Farming vs. Boko Haram: Nigeria's New Strategy

Farm in backyard of Basaki IDP camp has thrived in producing crops for many. Farm in backyard of Basaki IDP camp has thrived in producing crops for many. © Tim McDonnell/IRIN

4 July 2017
IRIN News published a report  on the use of farming in Nigeria against the current state of the Boko Haram war.

The report drafted by Tim McDonnell starts by describing the Borno State Governor Kashim Shettima and former Nigerian president Olusegun Obasanjo picking through burlap sacks filled with maize, cowpea, and rice seed. These sacks of seeds, along with hundreds more being collected in Maiduguri, Nigeria, are will be donated to farmers across the state. Shettima stated that the donations were not solely for the purpose of growing food, but also to send a message to Islamist militants who have terrorised the region for the past eight years.

However, on the other side of the argument, many in the aid community fear that the time is not right to start farming again, as there are more important matters of security and humanitarian relief at hand. Many farmers who have recently fled from food insecurity think it remains impossible to return to their fields, as it is currently still not possible to farm.

Before Boko Haram, northeastern Nigeria had an agrarian economy driven by farmers who produced enough food to create a self–sufficient population. But once the region became a war zone, farming became impossible. The conflict wiped out 90 percent of Borno’s agricultural production. Deputy director of Borno’s agricultural office, Mustapha Malah, stated, “Boko Haram militants would burn down whatever they couldn't collect. Farmers had to run for their lives or they would be killed”.

But after a few years of these extreme attacks, the military finally seems to be gaining ground. Many of the insurgents have been pushed out of inhabited areas and into the northern desert fringes. More than 4,500 militants have surrendered through a government disarmament plan. Since October 2015, 1.2 million IDPs have been returned home.

With this comes a larger potential for farming to improve. The UN Food and Agriculture Organisation has announced a plan that aims to supply one million farmers across the northeast with seeds and fertiliser before the rainy season.

On the other hand, even though humanitarian organizations have spent one million dollars per day on food aid, they are severely overstretched in their ability to address the region’s hunger crisis. Along with this, malnourished and destitute people are more vulnerable to exploitation by insurgents. But giving the food production burden back to farmers would decrease hunger and increase security.

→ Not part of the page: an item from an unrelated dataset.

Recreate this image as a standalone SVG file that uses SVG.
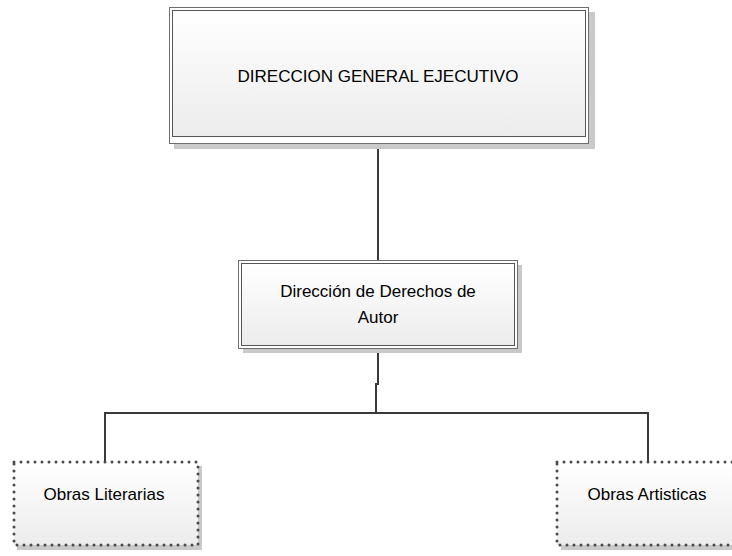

The report mentions IDP Mallam Modusugu, a man who was displaced after his home was destroyed and his neighbours were killed by Boko Haram. He now lives at the Basaki Camp, which refuges 21,000 IDPs. Modusugu and his friends saved up enough money to buy seeds to plant in a small plot of land near the camp where IDPs could farm. Most of the crops they grow are sold to locals and other IDPs. The farm has been so successful that Modusugu has been able to invest in a diesel-powered irrigation pump. Modusugu states, “When we came here, we were empty-handed. With these crops, we are able to sustain our lives”.

Despite the military’s progress, these zones still remain highly vulnerable to attack. There is more progress needed on matters of security, food and water access, housing, and other necessities before farms can operate safely and productively.